Ajman’s rich cultural heritage and customs are the result of thousands of years of varying influences. The emirate’s human history can be traced back to around 3000 BC following excavations at archaeological sites around the region. Discoveries from an ancient burial site found at Muwaihat in 1986 are housed at Ajman Museum and include distinctive clay pottery, the influence of which can still be seen in the style of pottery produced in modern-day Ajman.
The foundation of the modern emirate goes back to 1810, when the Al Nuaim tribe created a permanent settlement by the coast. They embarked on fishing and pearling, which were for centuries the main industries in the Gulf region.

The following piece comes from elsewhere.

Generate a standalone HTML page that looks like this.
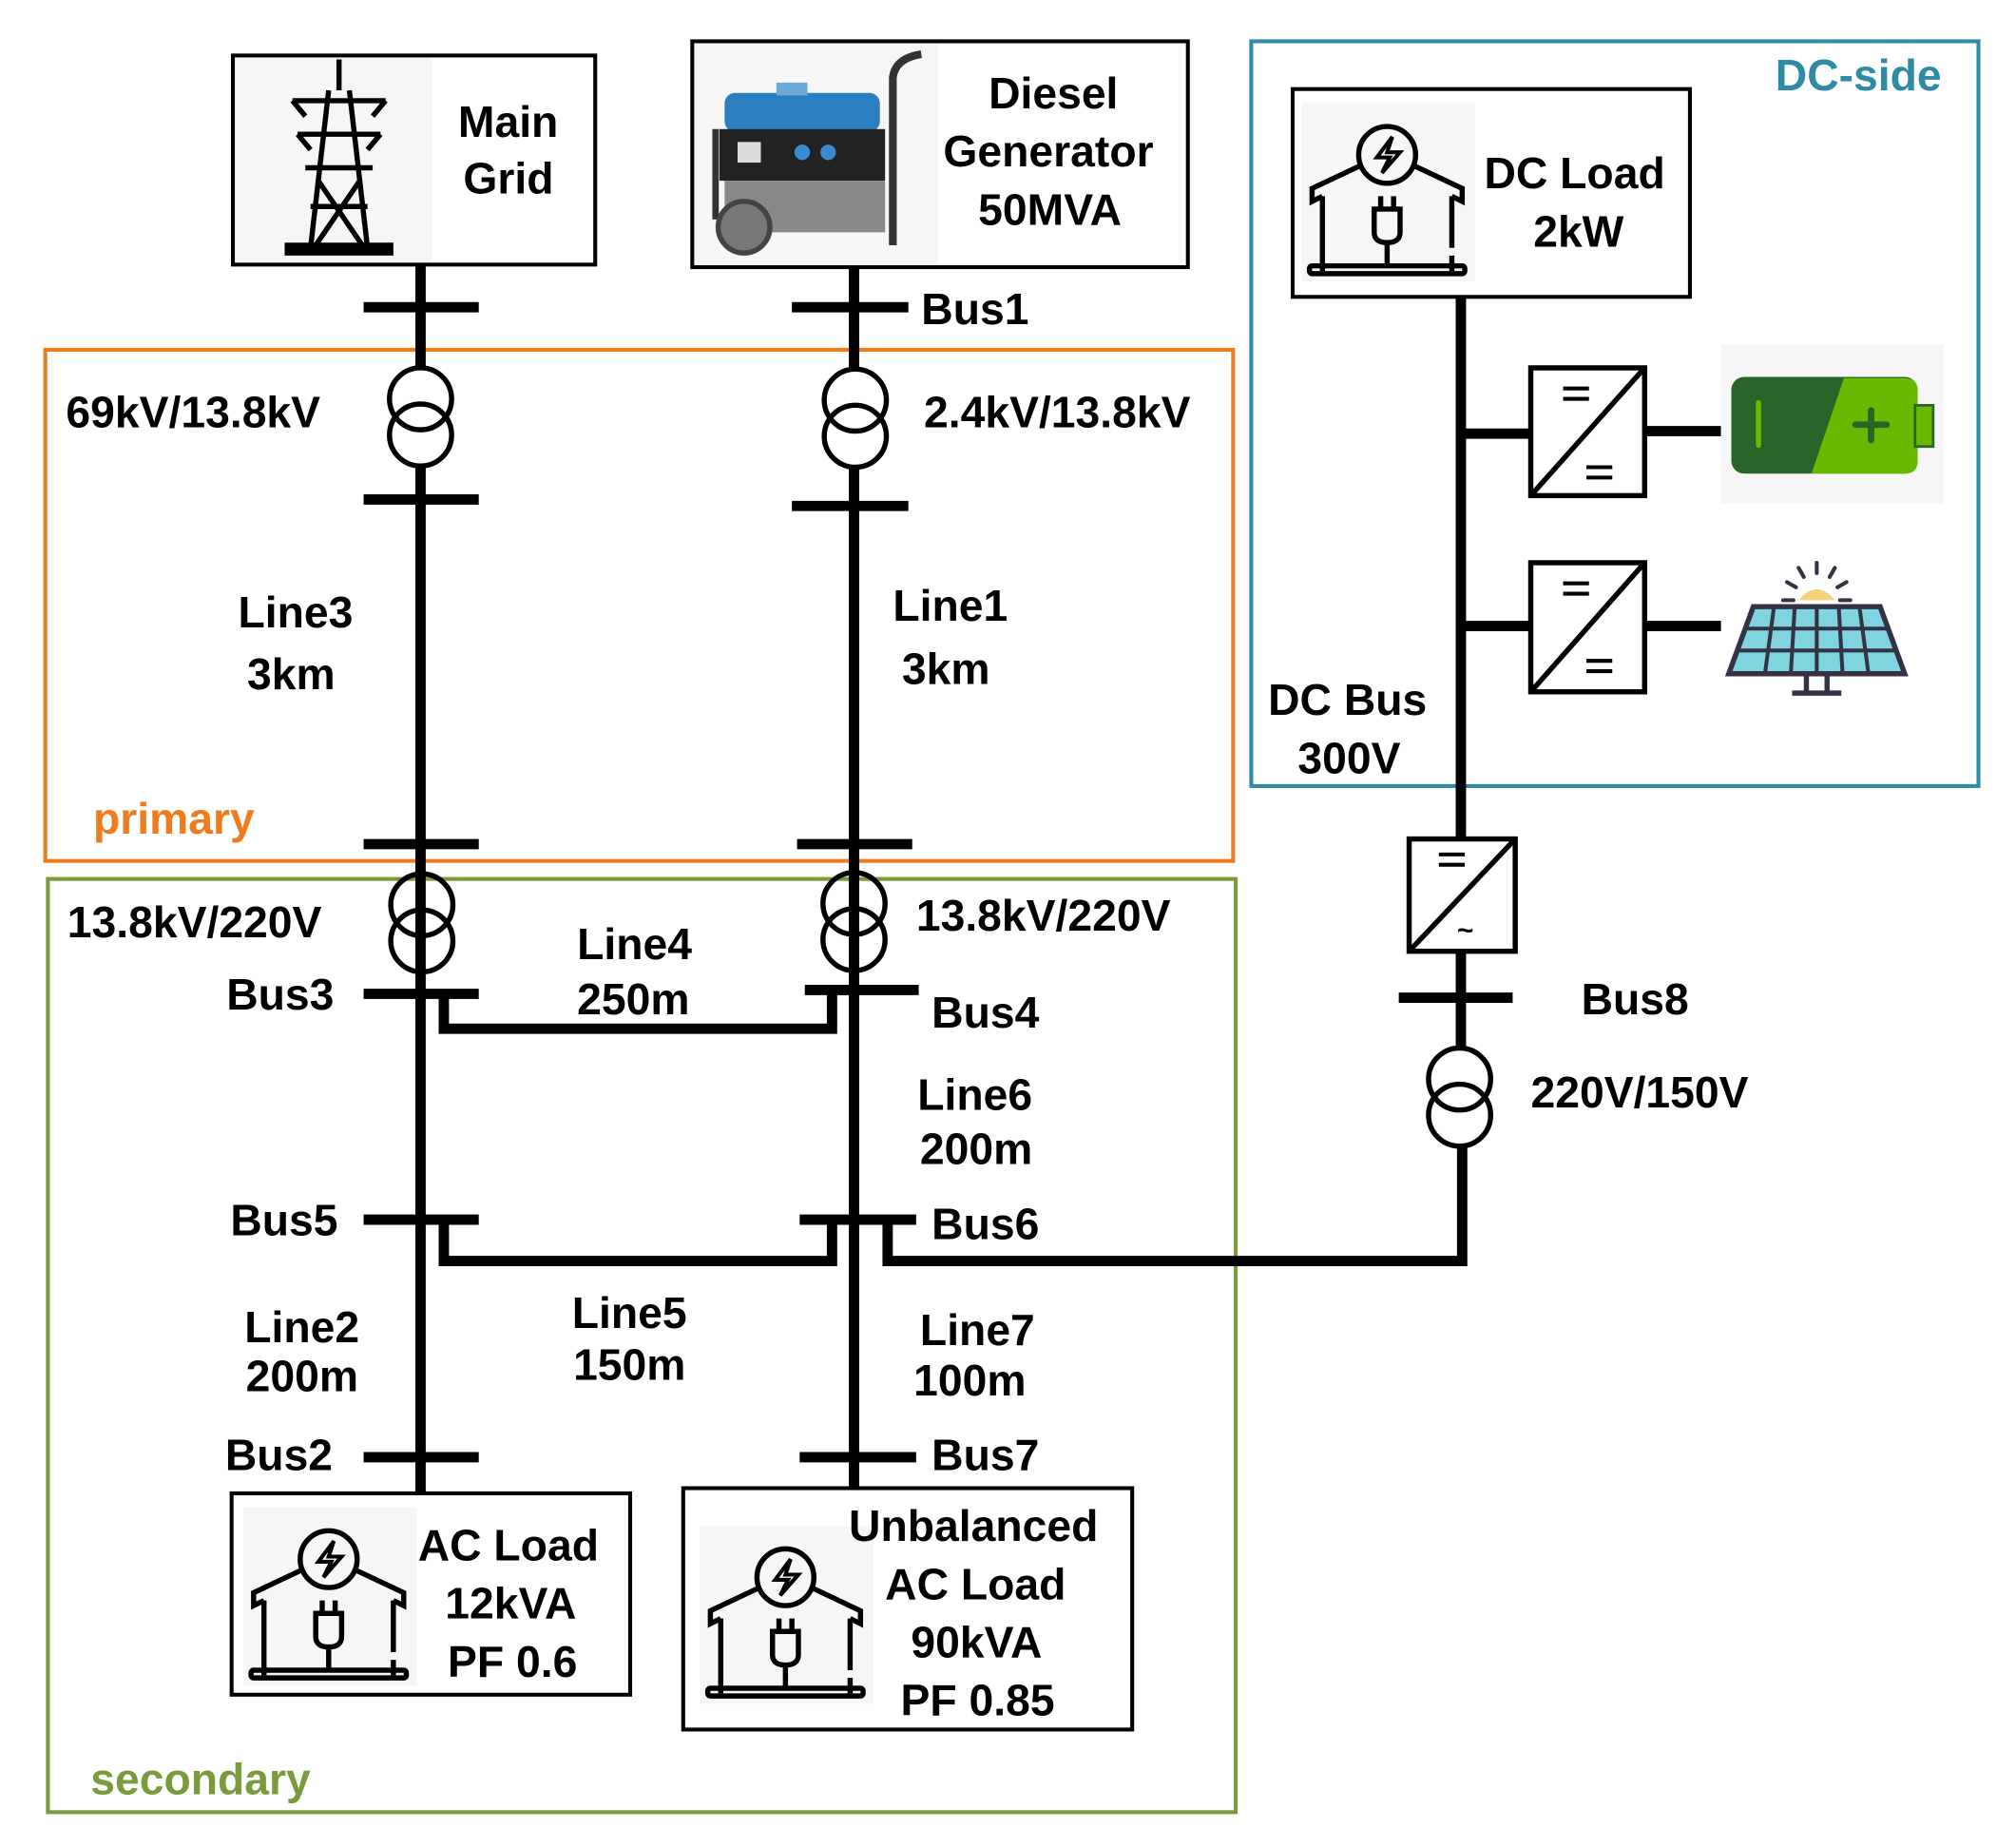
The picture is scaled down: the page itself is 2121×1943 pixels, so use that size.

In fact, Ajman was the region’s biggest boat building centre, with many of the thousands of dhows that sailed through the Arabian Gulf constructed in its shipyards, using skills passed down through the generations.
The rise of British naval power in the Arabian Gulf in the mid-18th century brought them into conflict with the Qawasim tribe of Sharjah, who launched attacks on British ships. As a result, the British dubbed the area the ‘Pirate Coast’ and launched raids against the Qawasim.
In 1820, the British signed a peace treaty with nine Arab sheikhdoms, including Ajman. Further truces including the 1853 Perpetual Treaty of Peace, a copy of which is on display in Ajman Museum, bound the region – now known as the Trucial States – to Britain.
Britain withdrew from the region in 1968 and the ruling sheikhs realised that by uniting forces they would have a stronger voice in the wider Middle East region. The federation of the United Arab Emirates was born in 1971 comprising the emirates of Ajman, Sharjah, Abu Dhabi, Dubai, Fujairah, Umm Al Quwain and, in 1972, Ras Al Khaimah.